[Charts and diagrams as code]
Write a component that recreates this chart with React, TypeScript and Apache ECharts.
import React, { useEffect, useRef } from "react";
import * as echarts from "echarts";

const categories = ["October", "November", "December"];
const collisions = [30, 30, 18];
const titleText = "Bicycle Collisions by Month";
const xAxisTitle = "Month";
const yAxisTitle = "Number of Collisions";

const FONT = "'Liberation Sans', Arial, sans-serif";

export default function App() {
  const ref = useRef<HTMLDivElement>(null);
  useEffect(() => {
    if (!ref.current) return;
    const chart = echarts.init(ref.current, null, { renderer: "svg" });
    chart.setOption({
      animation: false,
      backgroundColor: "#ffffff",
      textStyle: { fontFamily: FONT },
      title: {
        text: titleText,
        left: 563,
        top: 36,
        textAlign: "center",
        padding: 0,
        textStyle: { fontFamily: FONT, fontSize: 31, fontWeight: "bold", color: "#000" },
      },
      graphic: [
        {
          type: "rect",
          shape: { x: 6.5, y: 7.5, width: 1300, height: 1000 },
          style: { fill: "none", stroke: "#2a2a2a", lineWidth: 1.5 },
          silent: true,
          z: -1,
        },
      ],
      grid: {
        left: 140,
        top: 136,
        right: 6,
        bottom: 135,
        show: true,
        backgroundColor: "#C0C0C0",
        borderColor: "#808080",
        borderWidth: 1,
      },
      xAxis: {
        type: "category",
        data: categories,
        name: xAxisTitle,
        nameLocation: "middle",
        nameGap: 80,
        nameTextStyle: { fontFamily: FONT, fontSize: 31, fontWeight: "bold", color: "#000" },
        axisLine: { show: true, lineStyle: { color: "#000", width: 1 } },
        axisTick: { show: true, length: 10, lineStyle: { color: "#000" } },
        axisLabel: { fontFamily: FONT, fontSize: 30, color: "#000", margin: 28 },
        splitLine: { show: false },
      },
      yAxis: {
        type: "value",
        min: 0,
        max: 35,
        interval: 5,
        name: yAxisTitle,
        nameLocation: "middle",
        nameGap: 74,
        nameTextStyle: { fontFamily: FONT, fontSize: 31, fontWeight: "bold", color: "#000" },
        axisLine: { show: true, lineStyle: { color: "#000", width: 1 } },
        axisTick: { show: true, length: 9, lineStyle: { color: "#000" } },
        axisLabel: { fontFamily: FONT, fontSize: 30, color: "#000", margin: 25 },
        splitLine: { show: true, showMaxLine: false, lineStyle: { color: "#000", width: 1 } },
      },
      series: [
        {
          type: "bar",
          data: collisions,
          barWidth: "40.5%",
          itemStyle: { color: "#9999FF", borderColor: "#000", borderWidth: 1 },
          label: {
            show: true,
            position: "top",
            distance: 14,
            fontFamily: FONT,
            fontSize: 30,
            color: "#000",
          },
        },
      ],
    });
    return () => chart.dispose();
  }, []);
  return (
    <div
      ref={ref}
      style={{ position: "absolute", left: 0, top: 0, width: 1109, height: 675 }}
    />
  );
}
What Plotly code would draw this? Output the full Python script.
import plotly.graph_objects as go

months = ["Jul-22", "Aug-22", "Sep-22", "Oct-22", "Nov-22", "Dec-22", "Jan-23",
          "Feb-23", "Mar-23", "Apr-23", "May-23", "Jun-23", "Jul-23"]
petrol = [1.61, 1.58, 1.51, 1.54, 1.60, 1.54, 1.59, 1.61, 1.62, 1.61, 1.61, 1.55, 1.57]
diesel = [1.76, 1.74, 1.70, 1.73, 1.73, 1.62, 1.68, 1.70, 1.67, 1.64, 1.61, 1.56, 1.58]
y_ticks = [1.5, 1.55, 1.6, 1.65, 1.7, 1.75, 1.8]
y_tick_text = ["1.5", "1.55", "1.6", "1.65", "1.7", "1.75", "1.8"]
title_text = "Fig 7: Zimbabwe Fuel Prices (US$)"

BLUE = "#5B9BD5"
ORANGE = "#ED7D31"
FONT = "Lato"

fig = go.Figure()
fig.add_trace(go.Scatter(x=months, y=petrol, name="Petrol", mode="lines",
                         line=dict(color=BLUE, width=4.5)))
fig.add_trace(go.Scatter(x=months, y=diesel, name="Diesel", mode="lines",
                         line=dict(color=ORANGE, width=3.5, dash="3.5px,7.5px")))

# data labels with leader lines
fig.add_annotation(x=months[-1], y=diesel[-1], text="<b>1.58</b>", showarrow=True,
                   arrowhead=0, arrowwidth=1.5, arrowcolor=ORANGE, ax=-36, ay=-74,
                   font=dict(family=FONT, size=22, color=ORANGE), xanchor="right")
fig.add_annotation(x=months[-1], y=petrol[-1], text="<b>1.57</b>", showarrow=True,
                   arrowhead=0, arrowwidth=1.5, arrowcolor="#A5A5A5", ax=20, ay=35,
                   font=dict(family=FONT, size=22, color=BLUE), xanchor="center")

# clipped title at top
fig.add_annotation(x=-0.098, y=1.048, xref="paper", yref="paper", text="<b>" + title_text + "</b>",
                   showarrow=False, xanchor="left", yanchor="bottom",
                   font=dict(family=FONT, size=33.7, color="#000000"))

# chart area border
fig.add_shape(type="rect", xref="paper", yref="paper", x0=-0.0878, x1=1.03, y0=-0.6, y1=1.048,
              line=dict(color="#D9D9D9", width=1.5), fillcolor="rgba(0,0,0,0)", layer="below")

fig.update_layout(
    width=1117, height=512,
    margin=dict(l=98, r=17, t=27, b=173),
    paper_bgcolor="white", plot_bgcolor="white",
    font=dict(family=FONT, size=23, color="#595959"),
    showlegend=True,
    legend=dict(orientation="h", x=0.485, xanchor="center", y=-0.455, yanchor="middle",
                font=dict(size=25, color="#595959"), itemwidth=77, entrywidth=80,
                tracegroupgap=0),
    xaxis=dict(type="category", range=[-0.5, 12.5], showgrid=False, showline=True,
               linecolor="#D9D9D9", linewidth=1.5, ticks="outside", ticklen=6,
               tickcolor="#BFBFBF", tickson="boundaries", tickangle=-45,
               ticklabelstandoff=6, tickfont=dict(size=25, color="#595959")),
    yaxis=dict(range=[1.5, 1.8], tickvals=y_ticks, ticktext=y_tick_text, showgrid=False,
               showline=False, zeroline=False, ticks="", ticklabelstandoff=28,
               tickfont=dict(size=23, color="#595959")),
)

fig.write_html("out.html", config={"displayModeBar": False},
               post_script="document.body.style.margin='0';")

◆ What the task requires
Write the data out again in full and exactly.

◆ Solution to this problem
Write a component that recreates this chart with React, TypeScript and Apache ECharts.
import React, { useEffect, useRef } from "react";
import * as echarts from "echarts";

const categories = ["October", "November", "December"];
const collisions = [30, 30, 18];
const titleText = "Bicycle Collisions by Month";
const xAxisTitle = "Month";
const yAxisTitle = "Number of Collisions";

const FONT = "'Liberation Sans', Arial, sans-serif";

export default function App() {
  const ref = useRef<HTMLDivElement>(null);
  useEffect(() => {
    if (!ref.current) return;
    const chart = echarts.init(ref.current, null, { renderer: "svg" });
    chart.setOption({
      animation: false,
      backgroundColor: "#ffffff",
      textStyle: { fontFamily: FONT },
      title: {
        text: titleText,
        left: 563,
        top: 36,
        textAlign: "center",
        padding: 0,
        textStyle: { fontFamily: FONT, fontSize: 31, fontWeight: "bold", color: "#000" },
      },
      graphic: [
        {
          type: "rect",
          shape: { x: 6.5, y: 7.5, width: 1300, height: 1000 },
          style: { fill: "none", stroke: "#2a2a2a", lineWidth: 1.5 },
          silent: true,
          z: -1,
        },
      ],
      grid: {
        left: 140,
        top: 136,
        right: 6,
        bottom: 135,
        show: true,
        backgroundColor: "#C0C0C0",
        borderColor: "#808080",
        borderWidth: 1,
      },
      xAxis: {
        type: "category",
        data: categories,
        name: xAxisTitle,
        nameLocation: "middle",
        nameGap: 80,
        nameTextStyle: { fontFamily: FONT, fontSize: 31, fontWeight: "bold", color: "#000" },
        axisLine: { show: true, lineStyle: { color: "#000", width: 1 } },
        axisTick: { show: true, length: 10, lineStyle: { color: "#000" } },
        axisLabel: { fontFamily: FONT, fontSize: 30, color: "#000", margin: 28 },
        splitLine: { show: false },
      },
      yAxis: {
        type: "value",
        min: 0,
        max: 35,
        interval: 5,
        name: yAxisTitle,
        nameLocation: "middle",
        nameGap: 74,
        nameTextStyle: { fontFamily: FONT, fontSize: 31, fontWeight: "bold", color: "#000" },
        axisLine: { show: true, lineStyle: { color: "#000", width: 1 } },
        axisTick: { show: true, length: 9, lineStyle: { color: "#000" } },
        axisLabel: { fontFamily: FONT, fontSize: 30, color: "#000", margin: 25 },
        splitLine: { show: true, showMaxLine: false, lineStyle: { color: "#000", width: 1 } },
      },
      series: [
        {
          type: "bar",
          data: collisions,
          barWidth: "40.5%",
          itemStyle: { color: "#9999FF", borderColor: "#000", borderWidth: 1 },
          label: {
            show: true,
            position: "top",
            distance: 14,
            fontFamily: FONT,
            fontSize: 30,
            color: "#000",
          },
        },
      ],
    });
    return () => chart.dispose();
  }, []);
  return (
    <div
      ref={ref}
      style={{ position: "absolute", left: 0, top: 0, width: 1109, height: 675 }}
    />
  );
}
What Plotly code would draw this? Output the full Python script.
import plotly.graph_objects as go

months = ["Jul-22", "Aug-22", "Sep-22", "Oct-22", "Nov-22", "Dec-22", "Jan-23",
          "Feb-23", "Mar-23", "Apr-23", "May-23", "Jun-23", "Jul-23"]
petrol = [1.61, 1.58, 1.51, 1.54, 1.60, 1.54, 1.59, 1.61, 1.62, 1.61, 1.61, 1.55, 1.57]
diesel = [1.76, 1.74, 1.70, 1.73, 1.73, 1.62, 1.68, 1.70, 1.67, 1.64, 1.61, 1.56, 1.58]
y_ticks = [1.5, 1.55, 1.6, 1.65, 1.7, 1.75, 1.8]
y_tick_text = ["1.5", "1.55", "1.6", "1.65", "1.7", "1.75", "1.8"]
title_text = "Fig 7: Zimbabwe Fuel Prices (US$)"

BLUE = "#5B9BD5"
ORANGE = "#ED7D31"
FONT = "Lato"

fig = go.Figure()
fig.add_trace(go.Scatter(x=months, y=petrol, name="Petrol", mode="lines",
                         line=dict(color=BLUE, width=4.5)))
fig.add_trace(go.Scatter(x=months, y=diesel, name="Diesel", mode="lines",
                         line=dict(color=ORANGE, width=3.5, dash="3.5px,7.5px")))

# data labels with leader lines
fig.add_annotation(x=months[-1], y=diesel[-1], text="<b>1.58</b>", showarrow=True,
                   arrowhead=0, arrowwidth=1.5, arrowcolor=ORANGE, ax=-36, ay=-74,
                   font=dict(family=FONT, size=22, color=ORANGE), xanchor="right")
fig.add_annotation(x=months[-1], y=petrol[-1], text="<b>1.57</b>", showarrow=True,
                   arrowhead=0, arrowwidth=1.5, arrowcolor="#A5A5A5", ax=20, ay=35,
                   font=dict(family=FONT, size=22, color=BLUE), xanchor="center")

# clipped title at top
fig.add_annotation(x=-0.098, y=1.048, xref="paper", yref="paper", text="<b>" + title_text + "</b>",
                   showarrow=False, xanchor="left", yanchor="bottom",
                   font=dict(family=FONT, size=33.7, color="#000000"))

# chart area border
fig.add_shape(type="rect", xref="paper", yref="paper", x0=-0.0878, x1=1.03, y0=-0.6, y1=1.048,
              line=dict(color="#D9D9D9", width=1.5), fillcolor="rgba(0,0,0,0)", layer="below")

fig.update_layout(
    width=1117, height=512,
    margin=dict(l=98, r=17, t=27, b=173),
    paper_bgcolor="white", plot_bgcolor="white",
    font=dict(family=FONT, size=23, color="#595959"),
    showlegend=True,
    legend=dict(orientation="h", x=0.485, xanchor="center", y=-0.455, yanchor="middle",
                font=dict(size=25, color="#595959"), itemwidth=77, entrywidth=80,
                tracegroupgap=0),
    xaxis=dict(type="category", range=[-0.5, 12.5], showgrid=False, showline=True,
               linecolor="#D9D9D9", linewidth=1.5, ticks="outside", ticklen=6,
               tickcolor="#BFBFBF", tickson="boundaries", tickangle=-45,
               ticklabelstandoff=6, tickfont=dict(size=25, color="#595959")),
    yaxis=dict(range=[1.5, 1.8], tickvals=y_ticks, ticktext=y_tick_text, showgrid=False,
               showline=False, zeroline=False, ticks="", ticklabelstandoff=28,
               tickfont=dict(size=23, color="#595959")),
)

fig.write_html("out.html", config={"displayModeBar": False},
               post_script="document.body.style.margin='0';")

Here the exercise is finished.